Assim como não precisou “suar a camisa” para que o Conselho Administrativo de Defesa Econômica (Cade) aceitasse todos os termos colocados por ela quando decidiu que queria vender refinarias, ainda no governo Jair Bolsonaro, a Petrobras também não deverá ter muitas preocupações com a autoridade antitruste agora que, no governo Lula, mudou de ideia e quer manter os ativos.
A avaliação de fontes ouvidas pela Coluna é que dificilmente o conselho imporá algum tipo de restrição efetiva obrigando a quase monopolista a repassar refinarias à concorrência. Multa, talvez. Venda compulsória, não.
Para lembrar: em 2019, o Brasil tinha um governo que se dizia “conservador nos costumes e liberal na economia”. Era o primeiro ano do então ministro da Economia, Paulo Guedes, que queria vender tudo o que fosse possível. (Vimos depois que Guedes subestimou as dificuldades da máquina pública e acabou entregando bem menos do que prometia em privatizações.)
Naquele contexto, a administração da Petrobras escolheu se desfazer de oito unidades de refino. A própria estatal decidiu quais, como e quando. Para passar um verniz de legitimidade, a empresa enviou seu plano de desinvestimento ao Cade, que aceitou de bom grado — afinal, mais concorrência é mesmo o que o órgão almeja.
O plano virou um Termo de Compromisso de Cessação (TCC) e serviu para suspender um inquérito administrativo que investigava a empresa por abuso de poder econômico no mercado de refino. O TCC previa que o meganegócio ocorreria até o fim de 2021, prorrogável por mais um ano.
Ainda dentro do governo Bolsonaro, a estatal não cumpriu os termos. Só quatro refinarias foram vendidas. Uma delas teve a transação cancelada agora no atual governo petista, a Lubnor, no Ceará. Mesmo antes de a Petrobras pedir, integrantes do próprio Cade já vinham sinalizando que o acordo teria de ser revisto. No fim de novembro, a empresa solicitou oficialmente o reexame, somente depois de rescindir o contrato da Lubnor.

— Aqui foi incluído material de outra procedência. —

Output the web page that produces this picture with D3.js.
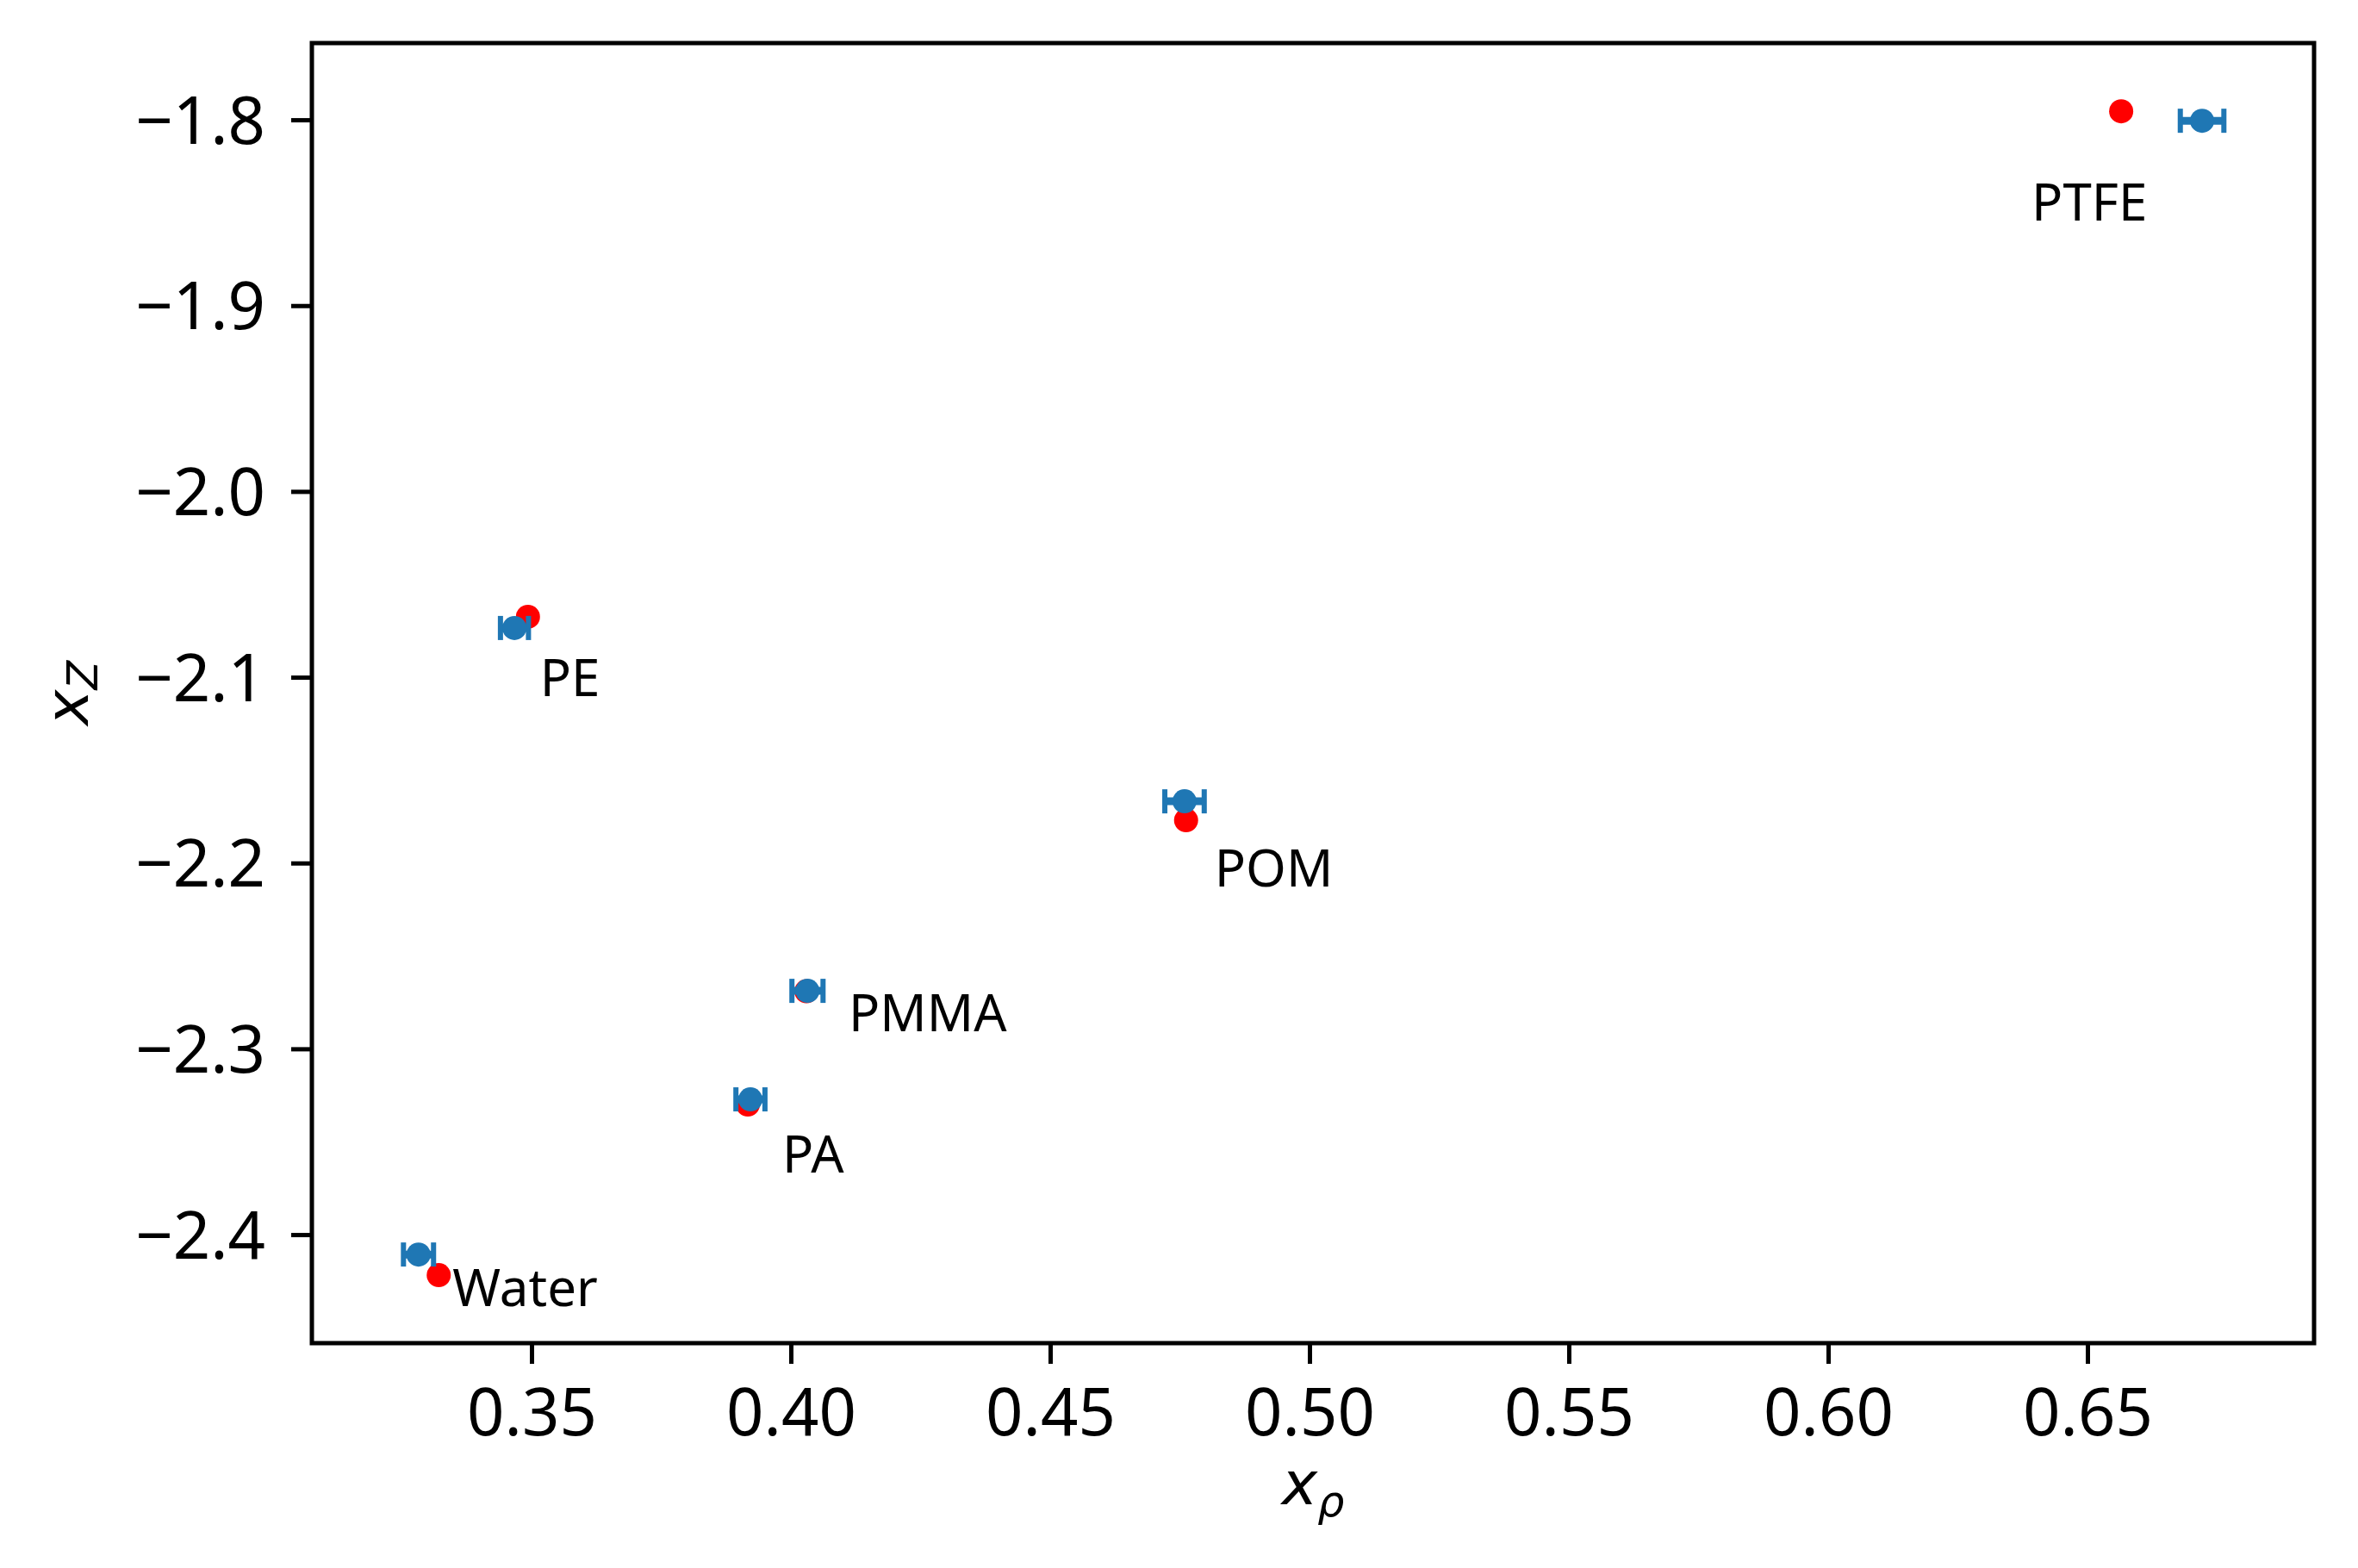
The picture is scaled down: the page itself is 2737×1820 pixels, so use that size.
<!DOCTYPE html>
<html>
<head>
<meta charset="utf-8">
<script src="https://cdn.jsdelivr.net/npm/d3@7"></script>
<style>
  body { margin: 0; background: #fff; }
  text { font-family: "Noto Sans", sans-serif; fill: #000; }
</style>
</head>
<body>
<svg id="chart" width="2737" height="1820"></svg>
<script>
// Reference (red) and measured (blue, with x error) positions per material.
const materials = ["PTFE", "PE", "Water", "POM", "PMMA", "PA"];
const refX = [0.6565, 0.3493, 0.3321, 0.4762, 0.4030, 0.3917];
const refZ = [-1.7954, -2.0675, -2.4218, -2.1770, -2.2690, -2.3300];
const measX = [0.6721, 0.3467, 0.3282, 0.4759, 0.4032, 0.3922];
const measZ = [-1.8005, -2.0735, -2.4107, -2.1668, -2.2688, -2.3272];
const measXErr = [0.0042, 0.0027, 0.0029, 0.0038, 0.0030, 0.0028];
const xTicks = [0.35, 0.40, 0.45, 0.50, 0.55, 0.60, 0.65];
const yTicks = [-1.8, -1.9, -2.0, -2.1, -2.2, -2.3, -2.4];

// where each name sits relative to its red marker, in px
const labelOffset = {
  PTFE: [-104, 127], PE: [14, 92], Water: [16, 36],
  POM: [33, 77], PMMA: [49, 46], PA: [40, 79],
};

const RED = "#ff0000";
const BLUE = "#1f77b4";
const margin = { left: 362, right: 2737 - 2686, top: 50, bottom: 1820 - 1559 };
const width = 2737, height = 1820;

const svg = d3.select("#chart");
const x = d3.scaleLinear().domain([0.30764, 0.69369]).range([margin.left, width - margin.right]);
const y = d3.scaleLinear().domain([-2.4584, -1.7587]).range([height - margin.bottom, margin.top]);

// axes
const xAxis = svg.append("g")
  .attr("transform", `translate(0,${height - margin.bottom})`)
  .call(d3.axisBottom(x).tickValues(xTicks).tickFormat(d3.format(".2f")).tickSize(24).tickSizeOuter(0));
xAxis.selectAll("text").attr("y", 107).attr("dy", null).style("font-size", "76px");

const yAxis = svg.append("g")
  .attr("transform", `translate(${margin.left},0)`)
  .call(d3.axisLeft(y).tickValues(yTicks).tickFormat(d3.format(".1f")).tickSize(24).tickSizeOuter(0));
yAxis.selectAll("text").attr("x", -54).attr("dy", 27).style("font-size", "76px");

[xAxis, yAxis].forEach((g) => {
  g.select(".domain").remove();
  g.selectAll(".tick line").attr("stroke", "#000").attr("stroke-width", 5);
});

// frame
svg.append("rect")
  .attr("x", margin.left).attr("y", margin.top)
  .attr("width", width - margin.left - margin.right)
  .attr("height", height - margin.top - margin.bottom)
  .attr("fill", "none").attr("stroke", "#000").attr("stroke-width", 5);

const rows = materials.map((name, i) => ({
  name, rx: refX[i], rz: refZ[i], mx: measX[i], mz: measZ[i], err: measXErr[i],
}));

// red reference points
svg.append("g").selectAll("circle").data(rows).join("circle")
  .attr("cx", (d) => x(d.rx)).attr("cy", (d) => y(d.rz))
  .attr("r", 14).attr("fill", RED);

// blue measured points with horizontal error bars
const eb = svg.append("g").selectAll("g").data(rows).join("g").attr("fill", BLUE).attr("stroke", BLUE);
eb.append("line")
  .attr("x1", (d) => x(d.mx - d.err)).attr("x2", (d) => x(d.mx + d.err))
  .attr("y1", (d) => y(d.mz)).attr("y2", (d) => y(d.mz))
  .attr("stroke-width", 9);
[-1, 1].forEach((s) => {
  eb.append("line")
    .attr("x1", (d) => x(d.mx + s * d.err)).attr("x2", (d) => x(d.mx + s * d.err))
    .attr("y1", (d) => y(d.mz) - 14).attr("y2", (d) => y(d.mz) + 14)
    .attr("stroke-width", 6);
});
eb.append("circle")
  .attr("cx", (d) => x(d.mx)).attr("cy", (d) => y(d.mz))
  .attr("r", 14).attr("stroke", "none");

// material names
svg.append("g").selectAll("text").data(rows).join("text")
  .attr("x", (d) => x(d.rx) + labelOffset[d.name][0])
  .attr("y", (d) => y(d.rz) + labelOffset[d.name][1])
  .style("font-size", "60px")
  .text((d) => d.name);

// axis titles (math-style italic with subscripts)
const xt = svg.append("text")
  .attr("x", (margin.left + width - margin.right) / 2).attr("y", 1746)
  .attr("text-anchor", "middle")
  .style("font-family", "DejaVu Sans").style("font-style", "italic").style("font-size", "70px");
xt.append("tspan").text("x");
xt.append("tspan").attr("dy", 14).style("font-size", "49px").text("ρ");

const yt = svg.append("text")
  .attr("transform", `translate(102,${(margin.top + height - margin.bottom) / 2}) rotate(-90)`)
  .attr("text-anchor", "middle")
  .style("font-family", "DejaVu Sans").style("font-style", "italic").style("font-size", "70px");
yt.append("tspan").text("x");
yt.append("tspan").attr("dy", 11).style("font-size", "49px").text("Z");
</script>
</body>
</html>
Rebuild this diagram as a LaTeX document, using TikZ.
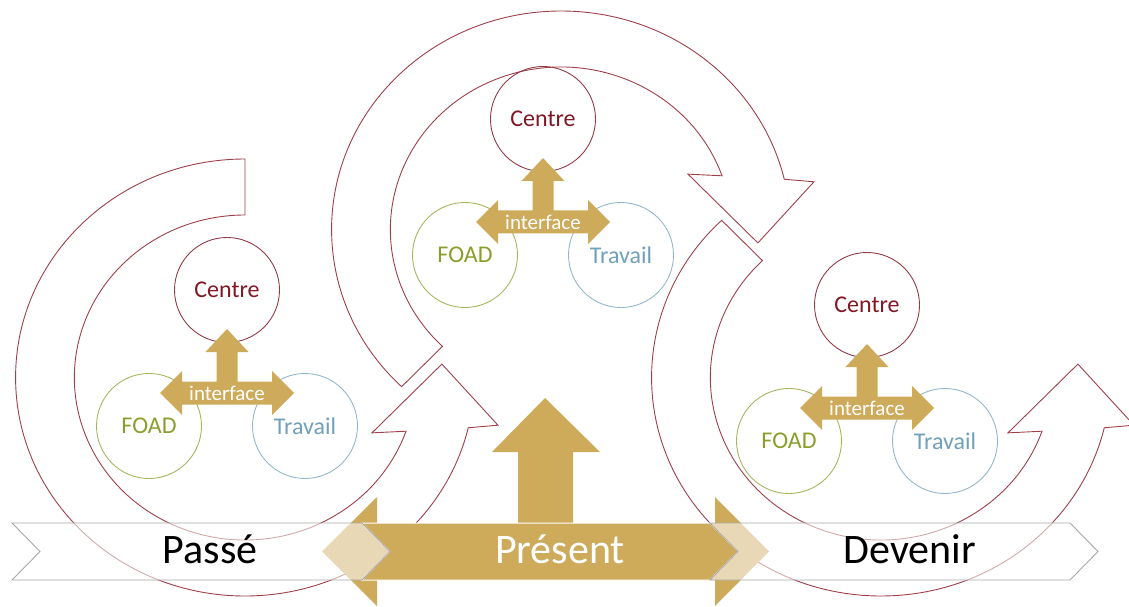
\documentclass[tikz,border=0pt]{standalone}
\usepackage{fontspec}
\setmainfont{Carlito}

\definecolor{gold}{RGB}{206,170,91}
\definecolor{arcred}{RGB}{158,64,74}
\definecolor{centrered}{RGB}{128,24,36}
\definecolor{foadgreen}{RGB}{137,158,43}
\definecolor{travblue}{RGB}{112,160,186}
\definecolor{bandgray}{RGB}{168,168,168}

\newcommand*{\rout}{218.5}
\newcommand*{\rin}{162.5}
% chevron band, left edge #1, right edge #2
\newcommand*{\chevron}[2]{(#1,83) -- (#2,83) -- (#2+28,54.5) -- (#2,26) -- (#1,26) -- (#1+28,54.5) -- cycle}

\begin{document}
\begin{tikzpicture}
[
	x=1pt, y=1pt,
	arcline/.style={draw=arcred,line width=0.9pt},
	band/.style={draw=bandgray,line width=0.9pt,fill=white,fill opacity=0.55},
	presentband/.style={draw=white,line width=1pt,fill=gold},
	bandtext/.style={anchor=base,inner sep=0pt,font=\fontsize{42}{48}\selectfont},
	ring/.style={circle,draw,inner sep=0pt,minimum size=105pt,line width=0.9pt,font=\fontsize{24}{28}\selectfont},
	centre/.style={ring,draw=centrered!85,text=centrered},
	foad/.style={ring,draw=foadgreen!75,text=foadgreen},
	travail/.style={ring,draw=travblue!75,text=travblue},
	ifacetext/.style={text=white,inner sep=0pt,font=\fontsize{21}{24}\selectfont},
	pics/circarrow/.style={code={
		\draw[arcline] (#1:\rout) arc[start angle=#1,end angle=346.7,radius=\rout]
			-- (348.8:245.6) -- (364.1:188) -- (335.4:133) -- (340.7:\rin)
			arc[start angle=340.7,end angle=#1,radius=\rin] -- cycle;
	}}
]
	\useasboundingbox (0,0) rectangle (1129,606);

	% circular arrows
	\pic[xscale=1.05] at (245,228.5) {circarrow=90};
	\pic[xscale=1.05,yscale=-1] at (561,376.5) {circarrow=134};
	\pic[xscale=1.05] at (881,228.5) {circarrow=134};

	% big arrows
	\fill[gold] (518,83) -- (518,154) -- (492,154) -- (545,208) -- (600,154) -- (573,154) -- (573,83) -- cycle;
	\fill[gold] (322,54.5) -- (377,109) -- (377,83) -- (715,83) -- (715,109) -- (769,54.5)
		-- (715,0) -- (715,26) -- (377,26) -- (377,0) -- cycle;

	% time line
	\draw[presentband] \chevron{362}{710};
	\draw[band] \chevron{12}{362};
	\draw[band] \chevron{710}{1070};
	\node[bandtext] (passe) at (210,43) {Passé};
	\node[bandtext,text=white] (present) at (560,43) {Présent};
	\node[bandtext] (devenir) at (910,43) {Devenir};

	% the three poles
	\foreach \g/\cx/\cy in {a/227/316,b/543/487,c/867/301}
	{
		\node[centre] (centre\g) at (\cx,\cy) {Centre};
		\node[foad] (foad\g) at ([shift={(-78,-136)}]centre\g.center) {FOAD};
		\node[travail] (travail\g) at ([shift={(78,-136)}]centre\g.center) {Travail};
		\coordinate (iface\g) at ([yshift=-103pt]centre\g.center);
		\fill[gold] (iface\g) ++(-67,0) -- ++(22,22) -- ++(0,-10.5) -- ++(34.5,0) -- ++(0,29.5)
			-- ++(-11,0) -- ++(21.5,23) -- ++(21.5,-23) -- ++(-11,0) -- ++(0,-29.5) -- ++(34.5,0)
			-- ++(0,10.5) -- ++(22,-22) -- ++(-22,-22) -- ++(0,10.5) -- ++(-90,0) -- ++(0,-10.5) -- cycle;
		\node[ifacetext] (interface\g) at (iface\g) {interface};
	}

\end{tikzpicture}
\end{document}
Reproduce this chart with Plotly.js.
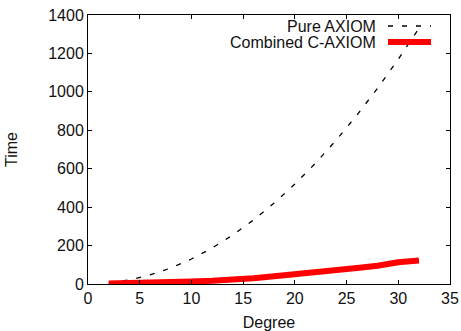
<!DOCTYPE html>
<html><head><meta charset="utf-8">
<script src="https://cdn.plot.ly/plotly-3.0.1.min.js"></script>
<style>html,body{margin:0;padding:0;background:#fff}#c{width:461px;height:331px}</style>
</head><body><div id="c"></div>
<script>
const degree = [2,4,6,8,10,12,14,16,18,20,22,24,26,28,30,32];
const pureAxiom = [5,21,47,83,130,187,255,333,421,520,629,749,879,1019,1170,1331];
const combinedCAxiom = [2,3,5,8,13,17,22,30,40,50,57,72,83,95,113,122];
const seriesNames = ["Pure AXIOM","Combined C-AXIOM"];
const xTicks = [0,5,10,15,20,25,30,35];
const yTicks = [0,200,400,600,800,1000,1200,1400];

const font = {family:"Liberation Sans, Arial, sans-serif", size:16, color:"#111"};
const traces = [
  {x:degree, y:pureAxiom, mode:"lines", name:seriesNames[0], line:{color:"#000", width:1.3, dash:"5px,9px"}, showlegend:false},
  {x:degree, y:combinedCAxiom, mode:"lines", name:seriesNames[1], line:{color:"#ff0000", width:6}, showlegend:false}
];
const axisCommon = {showgrid:false, zeroline:false, showline:true, linecolor:"#000", linewidth:1, mirror:"allticks", ticks:"inside", ticklen:4, tickcolor:"#000", tickfont:font};
const layout = {
  width:461, height:331,
  margin:{l:88, r:11, t:15, b:47},
  paper_bgcolor:"#fff", plot_bgcolor:"#fff",
  font:font,
  xaxis:Object.assign({}, axisCommon, {range:[0,35], tickvals:xTicks, ticktext:xTicks.map(String), title:{text:"Degree", font:font, standoff:10}}),
  yaxis:Object.assign({}, axisCommon, {range:[0,1400], tickvals:yTicks, ticktext:yTicks.map(String), title:{text:"Time", font:font, standoff:26}}),
  annotations:[
    {xref:"paper", yref:"paper", x:(378-88)/362, y:(284-26)/269, xanchor:"right", yanchor:"middle", text:seriesNames[0], showarrow:false, font:font},
    {xref:"paper", yref:"paper", x:(378-88)/362, y:(284-42)/269, xanchor:"right", yanchor:"middle", text:seriesNames[1], showarrow:false, font:font}
  ],
  shapes:[
    {type:"line", xref:"paper", yref:"paper", x0:(388-88)/362, x1:(431-88)/362, y0:(284-26)/269, y1:(284-26)/269, line:{color:"#000", width:1.3, dash:"5px,9px"}},
    {type:"line", xref:"paper", yref:"paper", x0:(388-88)/362, x1:(431-88)/362, y0:(284-42)/269, y1:(284-42)/269, line:{color:"#ff0000", width:6}}
  ]
};
Plotly.newPlot("c", traces, layout, {displayModeBar:false, staticPlot:true});
</script></body></html>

Pelo acordo, em tese, a Petrobras teria de pagar multas que podem chegar a R$ 100 mil por dia por refinaria em caso de descumprimento. Na prática, porém, isso depende de nova avaliação do conselho. Membros “antigos” do órgão já discutem a revisão do acordo, mas nada será feito muito rapidamente, já que quatro novos conselheiros acabaram de ser aprovados pelo Senado e devem assumir em breve. A questão da Petrobras, inclusive, dominou a sabatina deles na Comissão de Assuntos Econômicos na terça-feira, 12.
Em entrevista recente ao Broadcast/Estadão, o conselheiro do Cade Gustavo Augusto repreendeu a Petrobras por ter rescindido o contrato da Lubnor sem falar com o órgão antes e disse que Executivos da empresa podem ser punidos.
A ver. Até agora, independentemente do governo de ocasião, o Cade tem servido aos interesses da estatal. Pouco fez para interferir nesse mercado, além de instaurar processos, especialmente em momentos de interesse público. É praxe no órgão, abrir uma investigação em meio a alguma comoção popular — greve dos caminhoneiros, aumento de preços do combustível ou algo do tipo — que depois não dá em nada.
Legalmente, há dois caminhos pela frente. O acordo é revisto, a Petrobras se compromete a alienar alguma coisa e o Cade mantém a investigação contra ela arquivada. Só que a estatal não está nem um pouco a fim de vender mais nada, então qual compromissos poderia oferecer? Bastaria as três refinarias repassadas até agora, sendo somente uma de grande porte, na Bahia, cujo negócio vem sendo questionado inclusive?
O outro caminho é o Cade declarar o descumprimento do acordo, determinar alguma multa (que, no negócio bilionário do Petróleo, não deverá ser nenhum impeditivo para a empresa continuar seu plano de manter os ativos) e reabrir o inquérito contra a Petrobras.
Nesse caso, apesar das ameaças do conselho, pode ser que a empresa tenha vida mais fácil ainda. O inquérito, que ainda virará processo, deverá tramitar por anos, bem mais do que os três que o governo Lula ainda tem pela frente. E ainda assim, a avaliação de quem acompanha é que é difícil provar o abuso da posição dominante da empresa. Se, lá na frente, o Cade determinar que ela se desfaça de ativos, ainda teria o Judiciário para acionar, tornando ainda mais arrastado todo o processo.